Un quarto della popolazione è uscito dal Paese, con la Chiesa praticamente sola nell’accoglienza lungo la dura rotta verso nord.
Un quarto della popolazione è uscito dal Paese, con la Chiesa praticamente sola nell’accoglienza lungo la dura rotta verso nord.
Hanno ormai superato i sette milioni i venezuelani usciti dal Paese colpito da una tragica situazione economica e dall’isolamento internazionale conseguente al regime del presidente Nicolás Maduro. Si tratta addirittura di circa un quarto della popolazione, un vero e proprio esodo. Se inizialmente questi migranti si sono spostati negli Stati vicini, soprattutto quelli andini, dall’anno scorso si dirigono prevalentemente verso gli Stati Uniti. La loro marcia richiede il difficile attraversamento di tutta l’America Centrale e spesso vengono bloccati con modi sia legali che illegali, talvolta in aperta violazione dei diritti umani.

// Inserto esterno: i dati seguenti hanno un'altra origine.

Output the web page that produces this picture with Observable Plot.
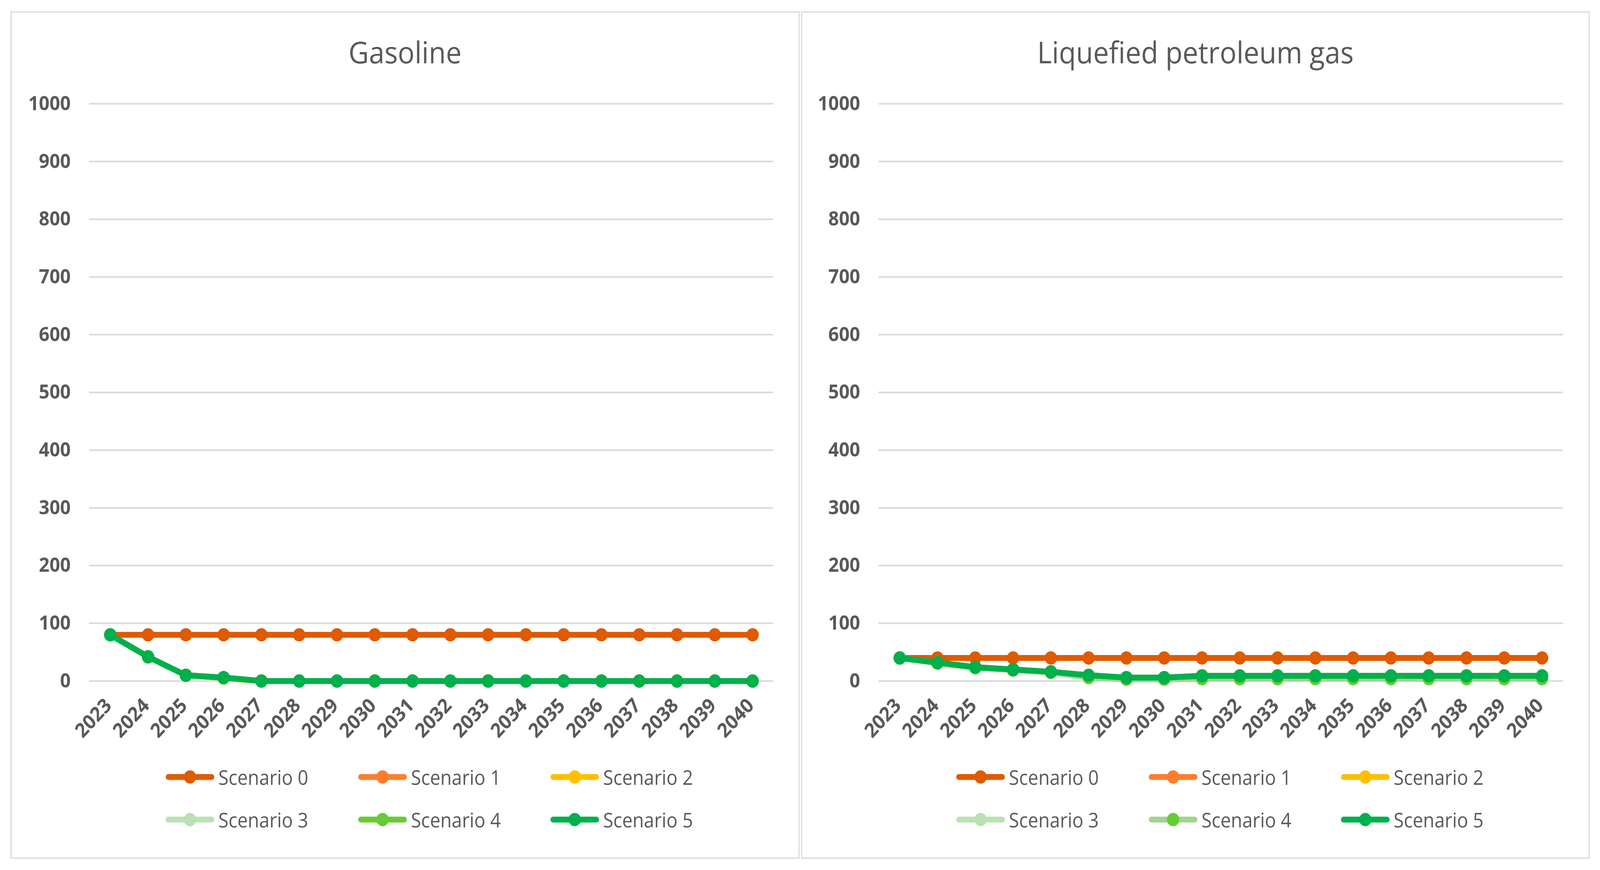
<!DOCTYPE html>
<html>
<head>
<meta charset="utf-8">
<script src="https://cdn.jsdelivr.net/npm/d3@7"></script>
<script src="https://cdn.jsdelivr.net/npm/@observablehq/plot@0.6"></script>
<style>
  html, body { margin: 0; padding: 0; background: #fff; overflow: hidden; }
  #root { width: 4404px; height: 2226px; position: absolute; left: 0; top: 0; transform-origin: 0 0; font-family: "Open Sans", sans-serif; }
  .panel { position: absolute; border: 3px solid #D9D9D9; box-sizing: border-box; background: #fff; }
  .title { position: absolute; text-align: center; color: #595959; font-size: 77px; line-height: 1; font-weight: 400; white-space: nowrap; }
  .chart { position: absolute; }
  .legItem { position: absolute; display: flex; align-items: center; height: 44px; }
  .legItem span { color: #595959; font-size: 51px; line-height: 1; margin-left: 11px; white-space: nowrap; }
</style>
</head>
<body>
<div id="root"></div>
<script>
// ---------- data ----------
const years = [2023, 2024, 2025, 2026, 2027, 2028, 2029, 2030, 2031, 2032, 2033, 2034, 2035, 2036, 2037, 2038, 2039, 2040];
const scenarios = ["Scenario 0", "Scenario 1", "Scenario 2", "Scenario 3", "Scenario 4", "Scenario 5"];
const yTicks = [0, 100, 200, 300, 400, 500, 600, 700, 800, 900, 1000];
const panelTitles = ["Gasoline", "Liquefied petroleum gas"];

// Gasoline
const gasolineS0 = [80, 80, 80, 80, 80, 80, 80, 80, 80, 80, 80, 80, 80, 80, 80, 80, 80, 80];
const gasolineS1 = [80, 42, 10, 6, 0, 0, 0, 0, 0, 0, 0, 0, 0, 0, 0, 0, 0, 0];
const gasolineS2 = [80, 42, 10, 5, 0, 0, 0, 0, 0, 0, 0, 0, 0, 0, 0, 0, 0, 0];
const gasolineS3 = [80, 42, 10, 6, 0, 0, 0, 0, 0, 0, 0, 0, 0, 0, 0, 0, 0, 0];
const gasolineS4 = [80, 42, 10, 6, 0, 0, 0, 0, 0, 0, 0, 0, 0, 0, 0, 0, 0, 0];
const gasolineS5 = [80, 42, 10, 6, 0, 0, 0, 0, 0, 0, 0, 0, 0, 0, 0, 0, 0, 0];

// Liquefied petroleum gas
const lpgS0 = [40, 40, 40, 40, 40, 40, 40, 40, 40, 40, 40, 40, 40, 40, 40, 40, 40, 40];
const lpgS1 = [40, 32, 24, 20, 16, 10, 6, 6, 9, 9, 9, 9, 9, 9, 9, 9, 9, 9];
const lpgS2 = [40, 31, 23, 19, 15, 8, 5, 5, 8, 8, 8, 8, 8, 8, 8, 8, 8, 8];
const lpgS3 = [40, 31, 23, 19, 15, 6, 3, 3, 4, 4, 4, 4, 4, 4, 4, 4, 4, 4];
const lpgS4 = [40, 31, 23, 19, 15, 6, 3, 3, 4, 4, 4, 4, 4, 4, 4, 4, 4, 4];
const lpgS5 = [40, 32, 24, 20, 16, 10, 6, 6, 9, 9, 9, 9, 9, 9, 9, 9, 9, 9];

// colours
const gasolineLineColors = ["#E05A00", "#FF7C2B", "#FFC000", "#B9E1B4", "#66CC33", "#00B04C"];
const gasolineDotColors  = ["#E05A00", "#FF7C2B", "#FFC000", "#B9E1B4", "#66CC33", "#00B04C"];
const lpgLineColors = ["#E05A00", "#FF7C2B", "#FFC000", "#B9E1B4", "#A3D58F", "#00B04C"];
const lpgDotColors  = ["#E05A00", "#FF7C2B", "#FFC000", "#B9E1B4", "#66CC33", "#00B04C"];

// ---------- layout ----------
const root = document.getElementById("root");
const panels = [
  {left: 29, width: 2172, title: panelTitles[0], series: [gasolineS0, gasolineS1, gasolineS2, gasolineS3, gasolineS4, gasolineS5], lineColors: gasolineLineColors, dotColors: gasolineDotColors, mL: 216, mR: 73},
  {left: 2205, width: 2171, title: panelTitles[1], series: [lpgS0, lpgS1, lpgS2, lpgS3, lpgS4, lpgS5], lineColors: lpgLineColors, dotColors: lpgDotColors, mL: 213, mR: 74}
];
const panelTop = 29, panelHeight = 2168;
const svgTop = 180, svgHeight = 1760, mT = 85, mB = 198;

panels.forEach(p => {
  const box = document.createElement("div");
  box.className = "panel";
  Object.assign(box.style, {left: p.left + "px", top: panelTop + "px", width: p.width + "px", height: panelHeight + "px"});
  root.appendChild(box);

  const t = document.createElement("div");
  t.className = "title";
  t.textContent = p.title;
  Object.assign(t.style, {left: p.left + "px", width: p.width + "px", top: "94px"});
  root.appendChild(t);

  const rows = [];
  p.series.forEach((vals, si) => vals.forEach((v, i) => rows.push({year: years[i], value: v, s: si})));

  const marks = [
    Plot.gridY(yTicks, {stroke: "#D9D9D9", strokeOpacity: 1, strokeWidth: 4}),
    Plot.axisY({ticks: yTicks, tickSize: 0, tickPadding: 51, fontSize: 51, fontWeight: "bold", label: null, tickFormat: d => String(d)}),
    Plot.axisX({tickRotate: -45, tickSize: 0, tickPadding: 54, dx: -5, fontSize: 51, fontWeight: "bold", label: null, tickFormat: d => String(d)})
  ];
  scenarios.forEach((name, si) => {
    const d = rows.filter(r => r.s === si);
    marks.push(Plot.line(d, {x: "year", y: "value", stroke: p.lineColors[si], strokeWidth: 15, strokeLinejoin: "round", strokeLinecap: "round"}));
    marks.push(Plot.dot(d, {x: "year", y: "value", r: 17, fill: p.dotColors[si], stroke: null}));
  });

  const chart = Plot.plot({
    width: p.width,
    height: svgHeight,
    marginLeft: p.mL, marginRight: p.mR, marginTop: mT, marginBottom: mB,
    x: {type: "point", domain: years, padding: 0.5, align: 0.5},
    y: {domain: [0, 1000]},
    style: {background: "transparent", color: "#595959", fontFamily: "Open Sans", maxWidth: "none", overflow: "visible"},
    marks
  });
  const wrap = document.createElement("div");
  wrap.className = "chart";
  Object.assign(wrap.style, {left: p.left + "px", top: svgTop + "px"});
  wrap.appendChild(chart);
  root.appendChild(wrap);

  // legend
  const colX = [427, 957, 1486];
  const rowY = [1988, 2097];
  scenarios.forEach((name, si) => {
    const item = document.createElement("div");
    item.className = "legItem";
    Object.assign(item.style, {left: (p.left + colX[si % 3]) + "px", top: (rowY[Math.floor(si / 3)] - 22) + "px"});
    const ns = "http://www.w3.org/2000/svg";
    const sw = document.createElementNS(ns, "svg");
    sw.setAttribute("width", 134); sw.setAttribute("height", 44);
    const ln = document.createElementNS(ns, "line");
    ln.setAttribute("x1", 7.5); ln.setAttribute("x2", 126.5); ln.setAttribute("y1", 22); ln.setAttribute("y2", 22);
    ln.setAttribute("stroke", p.lineColors[si]); ln.setAttribute("stroke-width", 15); ln.setAttribute("stroke-linecap", "round");
    const c = document.createElementNS(ns, "circle");
    c.setAttribute("cx", 67); c.setAttribute("cy", 22); c.setAttribute("r", 17); c.setAttribute("fill", p.dotColors[si]);
    sw.appendChild(ln); sw.appendChild(c);
    const sp = document.createElement("span");
    sp.textContent = name;
    item.appendChild(sw); item.appendChild(sp);
    root.appendChild(item);
  });
});

// fit the 4404x2226 layout into whatever viewport the browser provides
function fit() {
  const sx = document.documentElement.clientWidth / 4404;
  const sy = document.documentElement.clientHeight / 2226;
  root.style.transform = (Math.abs(sx - 1) < 0.001 && Math.abs(sy - 1) < 0.001) ? "none" : "scale(" + sx + "," + sy + ")";
}
fit();
window.addEventListener("resize", fit);
</script>
</body>
</html>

A Panama, la prima tappa centroamericana del tragitto, non si aspettavano l’arrivo di così tante persone (anche haitiani ed ecuadoriani), in particolare perché una via passa attraverso la giunga del Darién. La Chiesa locale si è organizzata per l’accoglienza e il supporto. Jorge Ayala, segretario esecutivo della Pastorale della mobilità umana a livello nazionale, ha raccontato all’Agenzia S.I.R.: «Dall’inizio dell’anno sono già entrate cinquantamila persone e certamente supereremo il numero di duecentoquarantottomila con cui abbiamo chiuso il 2022. […] Quasi tutti attraversano il Paese in autobus, quasi nessuno passa per la capitale, e poi il viaggio prosegue in Costa Rica. In pochi si fermano, qui le normative sono molto restrittive e i tempi per le richieste di asilo sono anche di cinque anni».
Arrivati in Honduras, Paese che non è mai stato terra di immigrazione, i migranti vengono accolti nei centri d’accoglienza di quattro parrocchie in comunità tra le più povere, che cercano di far evitare loro le violenze delle mafie e le estorsioni dei funzionari pubblici. Descrive così la situazione mons. José Antonio Canales Motiño, vescovo di Danlí: «Passano a migliaia, a volte il flusso aumenta, in altri momenti diminuisce, impossibile tenere un registro. Chiedono aiuto, la maggioranza cerca di proseguire il cammino. […] Non eravamo preparati a gestire un fenomeno di questo tipo».
Una volta giunti in Messico, i venezuelani si trovano ad avere a che fare con la durissima politica anti-migratoria del governo. Se prima ai richiedenti asilo agli Stati Uniti non veniva chiesto il visto, dall’anno scorso la politica si è fatta restrittiva e i migranti rimangono bloccati al confine, con tempi di attesa lunghissimi e permessi di soggiorni provvisori che ne restringono la mobilità e, in alcuni comuni, vengono letteralmente strappati. Poi, c’è la possibilità di finire nelle mani del crimine organizzato, che organizza trasporti nei camion in situazioni disumane e talvolta, in aperta violazione dei diritti umani, separa le famiglie. Lo rivela Padre Julio López, segretario esecutivo della Pastorale della mobilità umana della Conferenza episcopale messicana, che aggiunge: «Io la chiamerei persecuzione. […] Un tempo, il Messico protestava quando pratiche come queste venivano messe in atto dagli Usa. Ora si comporta allo stesso modo».